A RegionalSnMagnitude Scale mb(Sn) and Estimates of Moment Magnitude for Earthquakes along the Northern Mid-Atlantic Ridge

Abstract

ABSTRACTWe present a regional short-period Sn magnitude scale mb(Sn) for small earthquakes along the northern Mid-Atlantic Ridge. Surface-wave magnitudes, teleseismic body-wave magnitudes, and seismic moments cannot be reliably determined for small earthquakes along this and other midocean ridges. Local magnitudes that rely on Lg waves are likewise not generally useful due to the substantial oceanic paths for earthquakes along midocean ridges.

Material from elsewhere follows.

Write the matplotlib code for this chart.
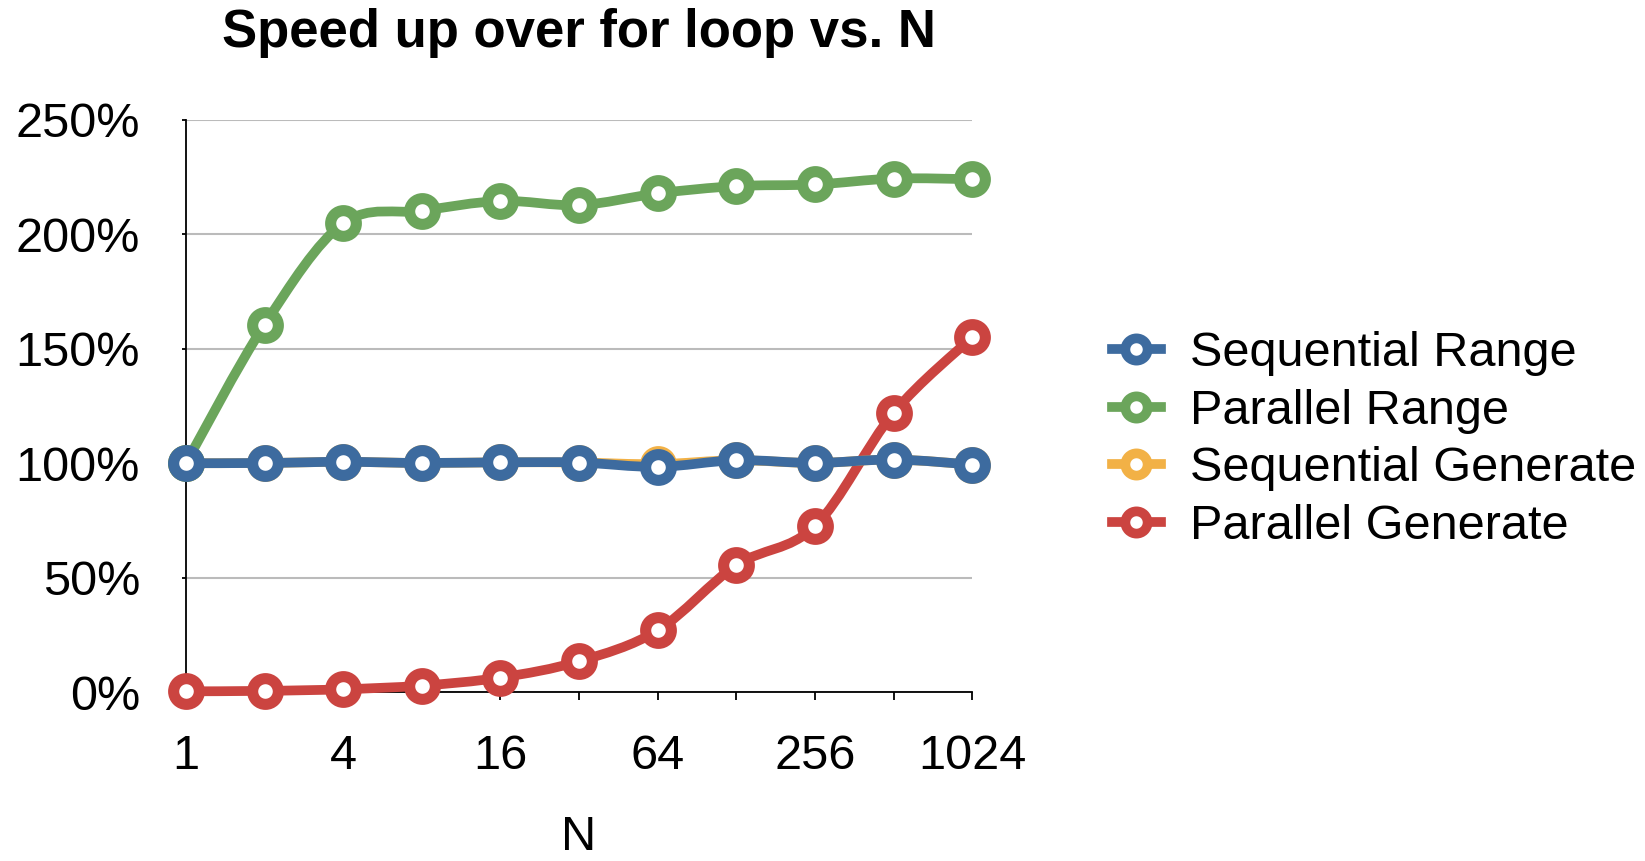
import numpy as np
import matplotlib
matplotlib.use("Agg")
import matplotlib.pyplot as plt
from matplotlib.path import Path
from matplotlib.patches import PathPatch
from matplotlib.lines import Line2D
from matplotlib.ticker import PercentFormatter, NullFormatter

plt.rcParams['font.family'] = ['Liberation Sans', 'DejaVu Sans']

# data (percent speed up vs. N)
n_values = [1, 2, 4, 8, 16, 32, 64, 128, 256, 512, 1024]
seq_range = [100, 100.1, 100.6, 100.1, 100.4, 100.3, 98.4, 101.3, 100.1, 101.6, 99.4]
par_range = [100, 160.5, 204.7, 210.2, 214.5, 212.7, 217.8, 221.0, 221.7, 224.3, 224.0]
seq_generate = [100, 100.1, 100.6, 100.1, 100.4, 100.3, 99.6, 101.3, 100.1, 101.6, 99.4]
par_generate = [0.4, 0.6, 1.3, 2.9, 6.4, 13.5, 27.0, 55.5, 72.5, 122.0, 155.0]

series_names = ["Sequential Range", "Parallel Range", "Sequential Generate", "Parallel Generate"]
series_values = [seq_range, par_range, seq_generate, par_generate]
series_colors = ['#3D6B9F', '#6BA55B', '#F2B146', '#CB4440']

x_major = [1, 4, 16, 64, 256, 1024]
x_minor = [2, 8, 32, 128, 512]
y_ticks = [0, 50, 100, 150, 200, 250]


def smooth_path(xs, ys):
    '''catmull-rom style bezier path, control points worked out in log2 space'''
    u = np.log2(np.asarray(xs, dtype=float))
    v = np.asarray(ys, dtype=float)
    pts = np.column_stack([u, v])
    ext = np.vstack([pts[0], pts, pts[-1]])
    verts = [pts[0]]
    codes = [Path.MOVETO]
    for i in range(len(pts) - 1):
        p0, p1, p2, p3 = ext[i], ext[i + 1], ext[i + 2], ext[i + 3]
        c1 = p1 + (p2 - p0) / 6.0
        c2 = p2 - (p3 - p1) / 6.0
        verts += [c1, c2, p2]
        codes += [Path.CURVE4] * 3
    verts = np.array(verts)
    verts[:, 0] = 2.0 ** verts[:, 0]
    return Path(verts, codes)


fig = plt.figure(figsize=(16.45, 8.61), dpi=100)
ax = fig.add_axes([0.113, 0.196, 0.478, 0.665])
ax.set_xscale('log', base=2)

LW = 7
for k, (name, vals, col) in enumerate(zip(series_names, series_values, series_colors)):
    z = 10 - 2 * k
    patch = PathPatch(smooth_path(n_values, vals), transform=ax.transData, fill=False,
                      edgecolor=col, lw=LW, capstyle='round', joinstyle='round',
                      zorder=z, clip_on=False)
    ax.add_patch(patch)
    ax.plot(n_values, vals, linestyle='none', marker='o', ms=18.5, mew=8,
            mfc='white', mec=col, zorder=z + 1, clip_on=False)

ax.set_xlim(1, 1024)
ax.set_ylim(0, 250)

ax.set_xticks(x_major, labels=[str(v) for v in x_major])
ax.set_xticks(x_minor, minor=True)
ax.xaxis.set_minor_formatter(NullFormatter())
ax.set_yticks(y_ticks)
ax.yaxis.set_major_formatter(PercentFormatter(decimals=0))

ax.tick_params(axis='x', which='both', direction='out', length=6, width=1.3,
               labelsize=35, pad=24)
ax.tick_params(axis='y', direction='out', length=3, width=1.3, labelsize=35, pad=30)

ax.grid(axis='y', color='#BBBBBB', lw=1.5)
ax.set_axisbelow(True)
for s in ['top', 'right']:
    ax.spines[s].set_visible(False)
for s in ['left', 'bottom']:
    ax.spines[s].set_linewidth(1.3)
    ax.spines[s].set_color('black')

ax.set_title("Speed up over for loop vs. N", fontsize=38, fontweight='bold', pad=52)
ax.set_xlabel("N", fontsize=35, labelpad=26)

handles = [Line2D([], [], color=c, lw=LW, marker='o', ms=16, mew=7, mfc='white', mec=c)
           for c in series_colors]
fig.legend(handles, series_names, loc='center left', bbox_to_anchor=(0.676, 0.489),
           frameon=False, fontsize=35, handlelength=1.0, handletextpad=0.6,
           labelspacing=0.26, borderpad=0, borderaxespad=0)

fig.savefig("out.png", dpi=100)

In contrast, Pn and Sn arrivals for earthquakes along the northern Mid-Atlantic Ridge are generally well recorded by the existing seismographic networks, and, in fact, Sn arrivals are larger than Pn arrivals for about one-third of the ridge events. For this reason, we have developed a new regional Sn magnitude scale that is tied to Mw, so that seismic moments can be readily approximated. In our least-squares fit of peak amplitudes from 120 earthquakes having a published moment magnitude, we solved for the attenuation curve for paths in the oceanic mantle lid, for event magnitude adjustments (EMAs) to account for differences between long-period moment magnitude Mw and short-period Sn magnitude, and for station corrections. We find regional EMAs that are well correlated with the style of faulting: they are positive for normal-faulting earthquakes along spreading ridges and negative for strike-slip earthquakes along transform faults. These source-specific EMAs are approximately +0.11 magnitude units for normal-fault earthquakes and −0.26 magnitude units for strike-slip earthquakes on transform faults, and are consistent with previously reported apparent stresses from these regions. The amplitude distance curve determined for Sn for the northern Atlantic Ocean is similar to that determined for Pn in the northern Atlantic out to a distance of about 500 km, but at larger distances is more similar to the western U.S. Pn curve, likely reflective of the warmer temperatures at greater upper-mantle depths.